Jake plays in churches, and in other venues. I sometimes watch him raise his horn, to maybe play solo notes in a silenced chapel or auditorium, and I wonder at how he can be so confident that the right notes are about to come out? He is immensely confident that just the right notes will come out at just the right moments. Why is he not more nervous? Why does he not fear failure to a palpable degree?
The answer, of course, is practice. But only partly. Jake knows he may crack a note, or fail in some other way, yet he accepts that he is imperfect. He is undeterred that some listeners may not accept his imperfections or failures. Jake takes a stand that their beliefs, and any condemnation those beliefs generate, are about the listeners themselves - and are not about him.

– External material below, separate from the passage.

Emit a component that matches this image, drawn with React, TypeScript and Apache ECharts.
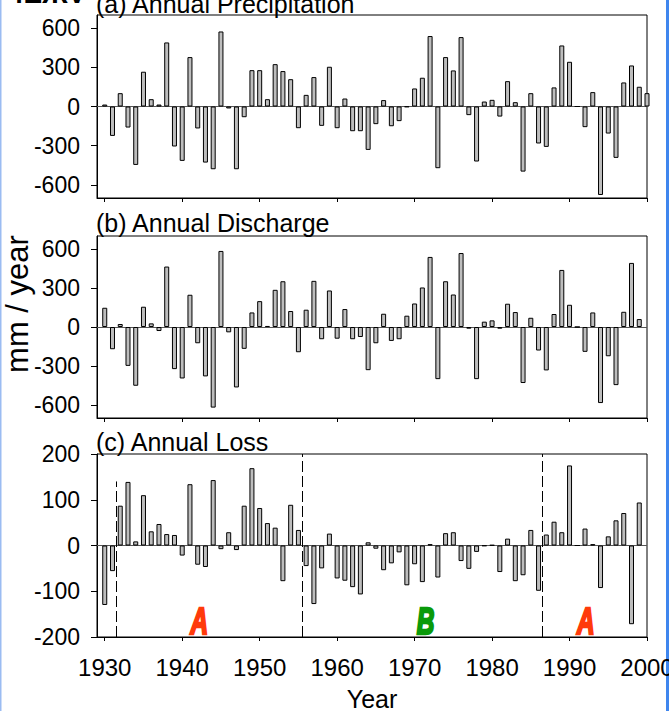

To take that stand to heart, and to act out of it, is a courageous thing. And that courage must be summoned not just once, but again and again - maybe during the same performance! It is our lot to be courageous one moment, fearful the next, then courageous again. The cycle is never-ending, because we never "make it" in this life. We never get to a place of solid and constant courage. If we are to be courageous, we must summon it again and again.
There are sparks of divine grace in those summonings. Glimmers of God. The sparks and glimmers cue us to turn our faces to God; and to wonder at the loving gifts he bestows upon us, and at his perfect plan.
For instance, why does a loving God allow fear in our lives? In his novel "Gates of Fire," Stephen Pressfield asserts that the opposite of fear is love. Maybe God allows fear so as to prompt us to turn towards Him, and to let ourselves be washed in His love - the true antidote for fear. Maybe God does everything so as to prompt us to turn towards Him.
Consider: If God allowed us to become constantly courageous, could we then still identify fear? Some of my loved ones have died. My love for them lives on, but my memory of the contours of their faces dims with time. I reassure myself: "Oh, their faces were like this...." But, were they really? Similarly, if I were constantly courageous, would the memory of fear fade, like the memories of the faces of my loved ones?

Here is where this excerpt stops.